I malati raggiunti dal Rito della comunione. Toccati dalla potenza del Signore
Malati È essenziale che la liturgia li raggiunga, attraverso il Rito della comunione, lì dove sono
Ricordo quello che mi disse un’anziana zia di mio marito. Dopo una vita all’aria aperta, si ritrovava ammalata, chiusa in un appartamento. Distesa a letto mi sussurrava: «È vero quello che dicono i predicatori: il diavolo ci tenta fino alla fine della vita». Il malato, oltre al dolore, potrebbe essere tentato nella fede. Egli è come le donne che si chiedono: «Chi ci rotolerà via la pietra dal sepolcro?» (Mc 16,3). Chi potrà condurci a comprendere il senso della malattia, della morte?
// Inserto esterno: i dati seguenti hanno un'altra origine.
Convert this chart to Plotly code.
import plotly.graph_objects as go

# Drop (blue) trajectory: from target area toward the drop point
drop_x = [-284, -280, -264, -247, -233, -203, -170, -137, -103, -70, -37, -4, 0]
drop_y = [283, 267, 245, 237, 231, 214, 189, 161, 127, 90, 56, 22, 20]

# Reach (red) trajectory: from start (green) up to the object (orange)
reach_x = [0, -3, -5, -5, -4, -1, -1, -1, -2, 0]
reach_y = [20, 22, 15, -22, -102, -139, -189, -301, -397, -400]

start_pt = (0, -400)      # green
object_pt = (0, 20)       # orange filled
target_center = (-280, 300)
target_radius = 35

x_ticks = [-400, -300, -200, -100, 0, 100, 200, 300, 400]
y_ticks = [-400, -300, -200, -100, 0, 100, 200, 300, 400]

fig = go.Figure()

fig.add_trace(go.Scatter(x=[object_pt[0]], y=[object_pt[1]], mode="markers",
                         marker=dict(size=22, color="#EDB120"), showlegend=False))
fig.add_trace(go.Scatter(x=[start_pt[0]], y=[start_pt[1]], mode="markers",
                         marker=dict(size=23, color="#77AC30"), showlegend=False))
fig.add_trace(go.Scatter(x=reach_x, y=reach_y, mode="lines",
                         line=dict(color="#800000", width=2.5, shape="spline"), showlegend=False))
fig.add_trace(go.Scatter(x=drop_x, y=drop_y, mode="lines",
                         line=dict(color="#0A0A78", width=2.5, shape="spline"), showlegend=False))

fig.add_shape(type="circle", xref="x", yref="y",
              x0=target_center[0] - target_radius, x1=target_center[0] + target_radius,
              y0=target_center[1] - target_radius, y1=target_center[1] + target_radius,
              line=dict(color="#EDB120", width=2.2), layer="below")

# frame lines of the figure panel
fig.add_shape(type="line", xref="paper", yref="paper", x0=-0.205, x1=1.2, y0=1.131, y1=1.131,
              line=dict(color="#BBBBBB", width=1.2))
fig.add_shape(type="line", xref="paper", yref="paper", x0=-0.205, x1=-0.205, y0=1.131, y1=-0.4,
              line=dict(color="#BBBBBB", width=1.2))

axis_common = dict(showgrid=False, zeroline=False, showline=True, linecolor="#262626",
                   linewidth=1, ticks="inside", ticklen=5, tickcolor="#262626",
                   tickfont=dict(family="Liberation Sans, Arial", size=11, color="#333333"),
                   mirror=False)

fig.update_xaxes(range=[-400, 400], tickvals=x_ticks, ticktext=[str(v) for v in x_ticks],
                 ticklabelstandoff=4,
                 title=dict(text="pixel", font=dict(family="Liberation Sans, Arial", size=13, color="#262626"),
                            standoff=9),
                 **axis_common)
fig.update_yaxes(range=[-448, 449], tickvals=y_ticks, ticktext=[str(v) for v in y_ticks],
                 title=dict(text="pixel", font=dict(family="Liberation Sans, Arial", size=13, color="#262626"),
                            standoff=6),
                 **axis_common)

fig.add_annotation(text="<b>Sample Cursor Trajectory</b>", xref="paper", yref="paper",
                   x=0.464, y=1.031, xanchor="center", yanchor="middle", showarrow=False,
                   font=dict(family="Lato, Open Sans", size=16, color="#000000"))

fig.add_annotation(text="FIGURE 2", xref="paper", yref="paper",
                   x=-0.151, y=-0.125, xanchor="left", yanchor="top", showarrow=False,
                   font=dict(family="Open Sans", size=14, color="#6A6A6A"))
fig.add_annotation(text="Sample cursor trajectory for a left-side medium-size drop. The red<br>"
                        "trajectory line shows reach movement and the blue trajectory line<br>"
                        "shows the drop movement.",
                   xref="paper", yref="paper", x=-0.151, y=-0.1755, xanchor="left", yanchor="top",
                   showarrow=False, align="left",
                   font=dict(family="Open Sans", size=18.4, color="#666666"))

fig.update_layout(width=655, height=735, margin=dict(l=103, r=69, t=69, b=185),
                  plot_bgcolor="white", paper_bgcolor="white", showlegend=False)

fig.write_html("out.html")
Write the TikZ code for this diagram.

Chi potrà farci incontrare il Risorto nella tomba in cui finiscono le speranze? Chi può farci superare il buio del dubbio? Solo la liturgia può sollevare quella pietra, perché toglie ogni ambiguità alla parola di Dio, per farla diventare l’annuncio del mistero pasquale che si realizza nell’eucaristia. Ma ecco che proprio quando ne hanno più bisogno, i malati si trovano privati della possibilità di celebrare quel mistero pasquale che dà senso anche alla sofferenza, perché la unisce intimamente a quella del Crocifisso Risorto. Per questo è essenziale che la liturgia li raggiunga là dove sono, attraverso il Rito della comunione portata dai ministri straordinari, perché la potenza del Signore li tocchi fin nell’abisso della sofferenza in cui sono chiusi. E questo ogni domenica, non saltuariamente, perché nessun cristiano può vivere senza la domenica, come affermarono i martiri di Abitene nel 303 d.C. Nelle nostre parrocchie, l’attenzione per gli infermi si esprime anche con questa premura, resa visibile a tutta l’assemblea celebrante: l’invio dei ministri prima della conclusione della messa, per mostrare la comunione e l’intercessione che salva malati e sani.